Naidison Baptista: Agora tem uma dimensão diferente, o PETI está sendo colocado como uma política e não um programa. Como política tem uma seqüência e uma continuidade garantida, isso é muito importante e é uma luta nossa há muito tempo. Uma política é muito difícil de extinguir e um programa pode acabar de governo para governo. A medida do Ministro Patrus Ananias corresponde também com o que nós desejamos que é o aumento dos recursos para o PETI. Vale dizer que temos condição de dar uma melhor merenda e alimentação melhor na jornada ampliada, comprar mais livros para o Baú de Leitura, nós podemos ter um incremento. Isso não é fruto apenas da Bahia, mas é resultado das mobilização da Bahia e da Região Sisaleira, porque fomos nós que nunca nos conformamos quando no inicio do Governo Lula o PETI teve ameaçado em extinção, sempre batemos na porta do ministério dizendo que queríamos continuar como o PETI e isso foi importante e agora estamos colhendo os resultados. Estamos colhendo também o resultado da contratação dos monitores da jornada ampliada, mesmo que provisório, mas com um salário melhor. São 3.500 vagas de trabalhadores mantidas no Estado pagas pelo Governo da Bahia, a partir de uma seleção feita pelo próprio PETI e são pessoas já qualificadas dentro desse processo de trabalho.

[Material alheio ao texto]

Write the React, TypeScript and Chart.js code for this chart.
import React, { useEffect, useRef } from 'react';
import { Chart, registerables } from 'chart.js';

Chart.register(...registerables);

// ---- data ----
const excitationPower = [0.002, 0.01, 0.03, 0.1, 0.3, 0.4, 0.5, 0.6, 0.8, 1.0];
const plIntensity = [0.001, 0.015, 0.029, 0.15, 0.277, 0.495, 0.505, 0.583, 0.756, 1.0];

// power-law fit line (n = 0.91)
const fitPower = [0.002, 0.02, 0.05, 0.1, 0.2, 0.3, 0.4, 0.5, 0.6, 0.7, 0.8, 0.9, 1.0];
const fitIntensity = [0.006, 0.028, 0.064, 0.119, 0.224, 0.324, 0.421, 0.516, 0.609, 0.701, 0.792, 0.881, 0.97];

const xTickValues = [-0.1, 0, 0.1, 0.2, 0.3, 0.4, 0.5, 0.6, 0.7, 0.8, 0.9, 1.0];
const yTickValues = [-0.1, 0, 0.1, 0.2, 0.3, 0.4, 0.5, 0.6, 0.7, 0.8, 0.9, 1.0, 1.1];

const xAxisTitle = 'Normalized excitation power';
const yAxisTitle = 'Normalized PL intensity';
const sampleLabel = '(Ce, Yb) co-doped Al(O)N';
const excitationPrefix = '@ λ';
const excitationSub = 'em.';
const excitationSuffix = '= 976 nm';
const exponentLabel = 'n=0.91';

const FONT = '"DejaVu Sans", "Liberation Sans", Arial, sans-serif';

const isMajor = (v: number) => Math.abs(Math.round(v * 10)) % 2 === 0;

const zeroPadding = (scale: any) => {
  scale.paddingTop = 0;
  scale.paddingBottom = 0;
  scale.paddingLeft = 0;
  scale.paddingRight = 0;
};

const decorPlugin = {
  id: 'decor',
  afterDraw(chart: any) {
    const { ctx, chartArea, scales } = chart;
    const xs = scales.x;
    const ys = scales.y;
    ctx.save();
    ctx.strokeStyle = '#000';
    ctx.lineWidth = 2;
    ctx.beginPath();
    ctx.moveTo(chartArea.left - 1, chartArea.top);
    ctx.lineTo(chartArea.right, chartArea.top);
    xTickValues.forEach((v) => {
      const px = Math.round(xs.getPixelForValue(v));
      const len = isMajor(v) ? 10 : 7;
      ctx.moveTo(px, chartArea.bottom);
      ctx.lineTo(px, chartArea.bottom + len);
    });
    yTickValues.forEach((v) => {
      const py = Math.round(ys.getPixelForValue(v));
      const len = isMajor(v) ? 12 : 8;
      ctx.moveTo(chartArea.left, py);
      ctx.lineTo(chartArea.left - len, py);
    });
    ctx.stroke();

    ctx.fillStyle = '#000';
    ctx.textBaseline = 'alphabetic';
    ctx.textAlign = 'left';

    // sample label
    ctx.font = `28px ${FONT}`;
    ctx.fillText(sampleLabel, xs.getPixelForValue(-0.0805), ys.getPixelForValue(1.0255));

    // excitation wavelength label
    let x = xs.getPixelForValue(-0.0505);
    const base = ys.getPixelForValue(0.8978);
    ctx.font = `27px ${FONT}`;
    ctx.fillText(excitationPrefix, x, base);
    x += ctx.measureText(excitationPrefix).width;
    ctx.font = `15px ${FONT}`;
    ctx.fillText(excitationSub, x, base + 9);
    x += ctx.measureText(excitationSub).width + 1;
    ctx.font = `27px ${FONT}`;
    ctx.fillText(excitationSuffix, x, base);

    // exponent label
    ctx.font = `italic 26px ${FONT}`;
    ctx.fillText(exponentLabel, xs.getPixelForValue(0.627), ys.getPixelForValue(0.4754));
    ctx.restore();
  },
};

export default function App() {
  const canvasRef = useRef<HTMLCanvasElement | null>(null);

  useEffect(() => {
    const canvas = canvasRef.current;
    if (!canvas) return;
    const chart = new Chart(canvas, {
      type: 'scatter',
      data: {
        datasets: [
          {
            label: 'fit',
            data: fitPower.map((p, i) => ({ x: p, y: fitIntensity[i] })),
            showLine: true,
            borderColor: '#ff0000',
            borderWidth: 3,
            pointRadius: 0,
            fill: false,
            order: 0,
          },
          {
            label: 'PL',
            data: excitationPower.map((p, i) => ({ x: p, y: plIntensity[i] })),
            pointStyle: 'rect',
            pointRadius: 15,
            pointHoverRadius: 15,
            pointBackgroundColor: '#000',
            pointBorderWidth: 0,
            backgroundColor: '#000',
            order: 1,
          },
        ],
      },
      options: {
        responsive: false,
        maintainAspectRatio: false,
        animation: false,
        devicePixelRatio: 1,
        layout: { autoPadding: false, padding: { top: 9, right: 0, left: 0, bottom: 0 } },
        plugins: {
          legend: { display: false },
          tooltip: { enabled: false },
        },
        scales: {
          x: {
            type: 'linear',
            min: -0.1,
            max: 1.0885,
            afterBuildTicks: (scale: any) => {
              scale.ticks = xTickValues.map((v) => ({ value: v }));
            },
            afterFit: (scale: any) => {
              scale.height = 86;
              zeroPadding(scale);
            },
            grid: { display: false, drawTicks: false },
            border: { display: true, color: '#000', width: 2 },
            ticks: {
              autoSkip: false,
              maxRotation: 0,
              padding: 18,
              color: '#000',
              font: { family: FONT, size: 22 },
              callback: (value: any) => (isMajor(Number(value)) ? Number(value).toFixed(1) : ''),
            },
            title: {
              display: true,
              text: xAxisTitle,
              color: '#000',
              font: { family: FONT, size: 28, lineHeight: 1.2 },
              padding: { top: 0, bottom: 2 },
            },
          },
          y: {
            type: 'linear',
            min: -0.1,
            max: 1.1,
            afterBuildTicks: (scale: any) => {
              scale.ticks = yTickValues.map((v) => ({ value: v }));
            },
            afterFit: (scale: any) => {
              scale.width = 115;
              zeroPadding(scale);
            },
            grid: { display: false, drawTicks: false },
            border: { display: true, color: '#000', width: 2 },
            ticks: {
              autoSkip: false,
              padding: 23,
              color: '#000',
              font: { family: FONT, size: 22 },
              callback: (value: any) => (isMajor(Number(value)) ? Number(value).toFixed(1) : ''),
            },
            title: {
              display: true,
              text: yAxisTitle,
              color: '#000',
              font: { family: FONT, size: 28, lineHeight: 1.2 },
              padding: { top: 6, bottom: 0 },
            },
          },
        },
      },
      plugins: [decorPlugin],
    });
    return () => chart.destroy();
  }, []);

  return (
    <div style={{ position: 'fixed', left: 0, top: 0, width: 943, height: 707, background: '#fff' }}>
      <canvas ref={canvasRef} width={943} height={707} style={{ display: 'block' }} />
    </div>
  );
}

Qual a sua avaliação do PETI em 2004 e quais são as perspectivas para este ano?

Naidison Baptista: No ano passado foi muito difícil. O melhor resultado foi manter o PETI. Agora está nas mãos da sociedade civil em especial, fazer valer aquilo que sempre acreditamos e dissemos que é possível. Neste ano temos muitas possibilidades com o apoio do Unicef, da Setras e da Competi. Temos que dar a volta por cima e trabalhar com qualidade. Estamos mantendo o processo de capacitação e monitoramento dos monitores, estamos mantendo e ampliando o Baú de Leitura, temos os monitores contratados e mais recursos dentro do PETI. Agora o desafio de não deixar a peteca cair é dos movimentos populares (pólos sindicais, sindicatos, movimentos de mulheres e jovens). Se deixarmos o PETI se esvair estamos perdendo uma oportunidade de construção de política de desenvolvimento para o território. Vale dizer que a experiência de território que temos veio justamente da aglutinação dos atores e programas ao redor do PETI.

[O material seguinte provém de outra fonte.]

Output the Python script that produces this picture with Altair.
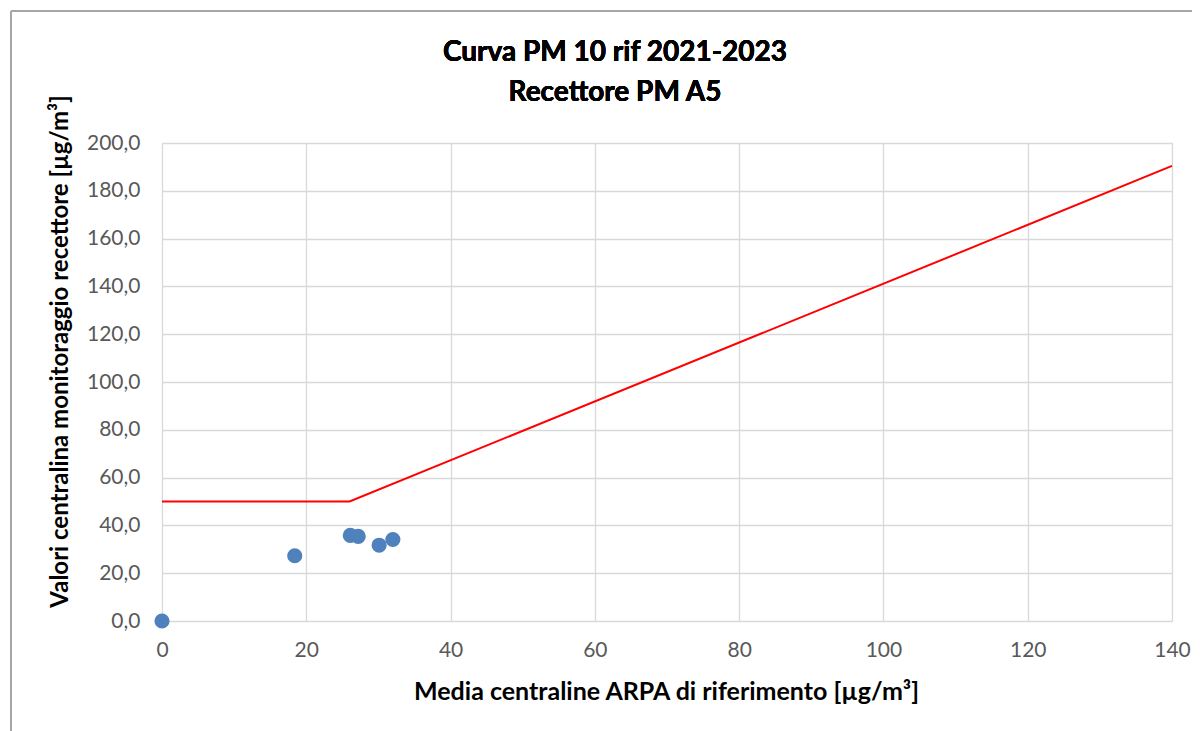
import altair as alt
import pandas as pd

# Data
pts_x = [0, 18.4, 26.1, 27.2, 30.1, 32.0]
pts_y = [0, 27.3, 35.8, 35.4, 31.7, 34.1]

curve_x = [0, 26.0, 140]
curve_y = [50, 50, 190.4]

x_ticks = [0, 20, 40, 60, 80, 100, 120, 140]
y_ticks = [0, 20, 40, 60, 80, 100, 120, 140, 160, 180, 200]

title_lines = ["Curva PM 10 rif 2021-2023", "Recettore PM A5"]

pts = pd.DataFrame({"x": pts_x, "y": pts_y})
curve = pd.DataFrame({"x": curve_x, "y": curve_y})

FONT = "Lato"
W, H = 1010, 478

xscale = alt.Scale(domain=[0, 140], nice=False, zero=False)
yscale = alt.Scale(domain=[0, 200], nice=False, zero=False)

xaxis = alt.Axis(
    values=x_ticks, grid=True, gridColor="#d9d9d9", gridWidth=1.3,
    domain=False, ticks=False, labelFontSize=21, labelColor="#595959",
    labelFont=FONT, labelPadding=18, labelFlush=False,
    title="Media centraline ARPA di riferimento [µg/m³]",
    titleFont=FONT, titleFontSize=25, titleFontWeight="bold", titleColor="#000000",
    titleX=504, titleY=70, titleAlign="center", titleBaseline="middle",
)
yaxis = alt.Axis(
    values=y_ticks, grid=True, gridColor="#d9d9d9", gridWidth=1.3,
    domain=False, ticks=False, labelFontSize=21, labelColor="#595959",
    labelFont=FONT, labelPadding=22, labelFlush=False,
    labelExpr="replace(format(datum.value, '.1f'), '.', ',')",
    title="Valori centralina monitoraggio recettore [µg/m³]",
    titleFont=FONT, titleFontSize=24, titleFontWeight="bold", titleColor="#000000",
    titleX=-102, titleY=208, titleAlign="center", titleBaseline="middle", titleAngle=-90,
)

line = alt.Chart(curve).mark_line(color="#ff0000", strokeWidth=2, interpolate="linear").encode(
    x=alt.X("x:Q", scale=xscale, axis=xaxis),
    y=alt.Y("y:Q", scale=yscale, axis=yaxis),
)

points = alt.Chart(pts).mark_circle(size=230, color="#4f81bd", opacity=1).encode(
    x=alt.X("x:Q", scale=xscale),
    y=alt.Y("y:Q", scale=yscale),
)

frame_top = alt.Chart(pts).mark_rule(color="#a6a6a6", strokeWidth=2, clip=False).encode(
    x=alt.value(-151), x2=alt.value(1100), y=alt.value(-132)
)
frame_left = alt.Chart(pts).mark_rule(color="#a6a6a6", strokeWidth=2, clip=False).encode(
    x=alt.value(-151), y=alt.value(-132), y2=alt.value(620)
)

title1 = alt.Chart(pts).mark_text(
    text=title_lines[0], font=FONT, fontSize=28, fontWeight="bold", color="#000000",
    align="center", baseline="middle", clip=False
).encode(x=alt.value(453), y=alt.value(-90))
title2 = alt.Chart(pts).mark_text(
    text=title_lines[1], font=FONT, fontSize=28, fontWeight="bold", color="#000000",
    align="center", baseline="middle", clip=False
).encode(x=alt.value(453), y=alt.value(-50))

chart = alt.layer(frame_top, frame_left, title1, title2, line, points).properties(
    width=W, height=H,
    padding={"left": 154, "top": 135, "right": 20, "bottom": 130},
    autosize=alt.AutoSizeParams(type="none"),
).configure_view(stroke=None).configure(background="white")

chart.save("out.html", embed_options={"renderer": "svg", "actions": False})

As cisternas de placas de cimento para a captação de água da chuva representam uma solução de acesso a recursos hídricos que provoca grandes impactos nas condições de vida da população aqui no semi-árido brasileiro. Elas são destinadas à população rural de baixa renda que sofre com os efeitos das secas prolongadas. O Programa de Construção de Cisternas e Capacitação para Convivência com o Semi-Árido (P1MC) visa ao acesso, ao gerenciamento e à valorização da água como um direito essencial da vida e da cidadania, ampliando a compreensão e a prática da convivência sustentável e solidária com o ecossistema do semi-árido. Naidison, estamos num ano que começou muito seco. É possível se dizer em quanto tempo a meta de construir 1 milhão de cisternas será alcançada no Brasil?

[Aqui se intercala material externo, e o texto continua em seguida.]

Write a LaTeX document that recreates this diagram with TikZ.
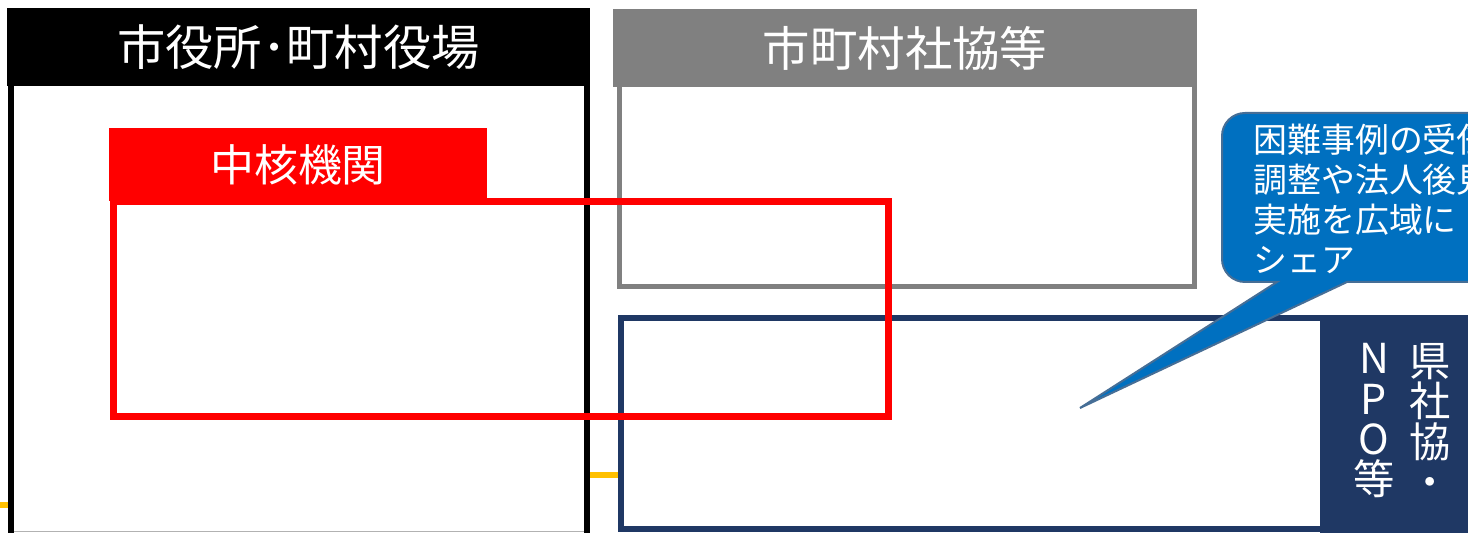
\documentclass[tikz,border=0pt]{standalone}
\usepackage{fontspec}
\setmainfont{Noto Sans CJK JP}
\definecolor{navy}{RGB}{31,56,100}
\definecolor{callblue}{RGB}{0,112,192}
\definecolor{calledge}{RGB}{70,110,150}
\definecolor{gold}{RGB}{255,192,0}
\definecolor{midgray}{RGB}{128,128,128}
\definecolor{red0}{RGB}{255,0,0}
\tikzset{
  hdrbox/.style={inner sep=0pt, text=white, font=\fontsize{27.5}{30}\selectfont},
  calltext/.style={inner sep=0pt, text=white, align=left, anchor=north west, font=\fontsize{19.3}{22.6}\selectfont},
  verttext/.style={inner sep=0pt, text=white, align=center, anchor=north, font=\fontsize{23.5}{23}\selectfont},
  link/.style={draw=gold, line width=0.12cm},
}
\begin{document}
\begin{tikzpicture}[x=0.02cm,y=-0.02cm]
\useasboundingbox (0,0) rectangle (1468,533);
\clip (0,0) rectangle (1468,533);
% city office
\node[hdrbox, fill=black, minimum width=583*0.02cm, minimum height=78*0.02cm] (cityhdr) at (298.5,47) {市役所･町村役場};
\draw[black, line width=0.12cm] (11,86) -- (11,540) (587,86) -- (587,540);
\draw[gray!60, line width=0.02cm] (14,532) -- (584,532);
\coordinate (cityR) at (590,475);
\coordinate (cityL) at (8,505);
\coordinate (edgeL) at (0,505);
% municipal council
\node[hdrbox, font=\fontsize{27}{30}\selectfont, fill=midgray, minimum width=584*0.02cm, minimum height=78*0.02cm] (muniHdr) at (905,48) {市町村社協等};
\draw[midgray, line width=0.1cm] (619.5,86) -- (619.5,286.5) -- (1194.5,286.5) -- (1194.5,86);
% navy box
\draw[navy, line width=0.11cm] (1330,318) -- (621,318) -- (621,529) -- (1330,529);
\node[fill=navy, minimum width=150*0.02cm, minimum height=220*0.02cm, inner sep=0pt, anchor=north west] (pref) at (1320,315) {};
\node[verttext] (prefA) at (1430,343) {県\\社\\協\\・};
\node[verttext] (prefB) at (1374,343) {N\\P\\O\\等};
\coordinate (navyL) at (618,475);
% links
\draw[link] (cityR) -- (navyL);
\draw[link] (edgeL) -- (cityL);
% core agency
\node[hdrbox, font=\fontsize{25}{30}\selectfont, fill=red0, minimum width=378*0.02cm, minimum height=73*0.02cm] (coreHdr) at (298,164.5) {中核機関};
\draw[red0, line width=0.14cm] (113,202) rectangle (888,416.5);
% callout
\coordinate (tip) at (1080,408);
\filldraw[fill=callblue, draw=calledge, line width=0.04cm]
  (1600,113) -- (1245,113) arc[start angle=90, end angle=180, radius=0.46cm]
  -- (1222,259) arc[start angle=180, end angle=270, radius=0.46cm]
  -- (1277,282) -- (tip) -- (1347,282) -- (1600,282) -- cycle;
\node[calltext] (callout) at (1253,124) {困難事例の受任\\調整や法人後見\\実施を広域に\\シェア};
\end{tikzpicture}
\end{document}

Naidison Baptista: A meta do P1MC é uma meta real, que de fato queremos atingir um milhão ou mais de cisternas construídas. Porém é uma meta simbólica e que deve nos animar. Em 1999, quando lançamos o desafio, dizíamos que iríamos atingir em cinco anos, impossível. Isso significa trabalharmos 200 mil cisternas por ano. Somos muitos, mas ao mesmo tempo poucos e os recursos ainda são insuficientes. Começamos com 500 cisternas, depois construímos 12 mil ainda no Governo FHC através do Ministério do Meio Ambiente, mas foi no Governo Lula que de fato começamos e não interrompemos o programa. Agora estamos terminando uma fase de 25 mil e 500 cisternas, estamos assinando um convênio com a Febraban - Federação Brasileira Bancos de mais 10 mil cisternas e negociando com o Governo Federal mais 60 mil para trabalharmos até dezembro. Então, em 2005, com outros financiamentos que estamos recebendo, aproximadamente 110 mil cisternas serão construídas este ano, mas para chegarmos às 200 mil ainda faltam 90 mil. Mas o importante é colocarmos diante dos olhos e do coração a vontade de querer construir 1 milhão de cisternas. Avalio que vamos chegar a isso porque toda a sociedade fala nisso. A nossa maior vitória hoje é que toda sociedade fala da água potável para o semi-árido, fala do semi-árido com respeito, fala de um povo lutador e não esmolé e pedinte. Então, conseguimos colocar na mídia e na cabeça dos governantes que nós somos um povo digno, povo decente e o que precisamos são políticas que respeitem nossa condição de vida.

Porquê os prefeitos da Região do Sisal não apóiam esta política nacional de construção de cisternas?

Naidison Baptista: O apoio das prefeituras é muito pequeno, uma ou outra tem feito isso. Governo só funciona se tiver sociedade civil pressionando, independente do partido. Qualquer partido que está no Governo tem 200 mil coisas para pensar e tem prioridades. Ele só muda as prioridades se for pressionado. Por exemplo, pode ter o dinheiro e dizer que vai construir uma fábrica de pneus, se o povo pressiona e dizer que quer cisternas ele pode mudar a prioridade. A sociedade civil ainda não aprendeu direito a pressionar, ir para a Câmara de Vereadores e ir negociar com o prefeito ou a prefeita para todo ano ter uma quantia de verbas reservada para cisternas. Se cada prefeitura construísse 20 cisternas, em 25 municípios, no final do ano teremos mais 500 cisternas de placas na região. De grão em grão a galinha enche o papo. Já há município que construiu tudo que tinha de construir de cisternas outros também podem conseguir.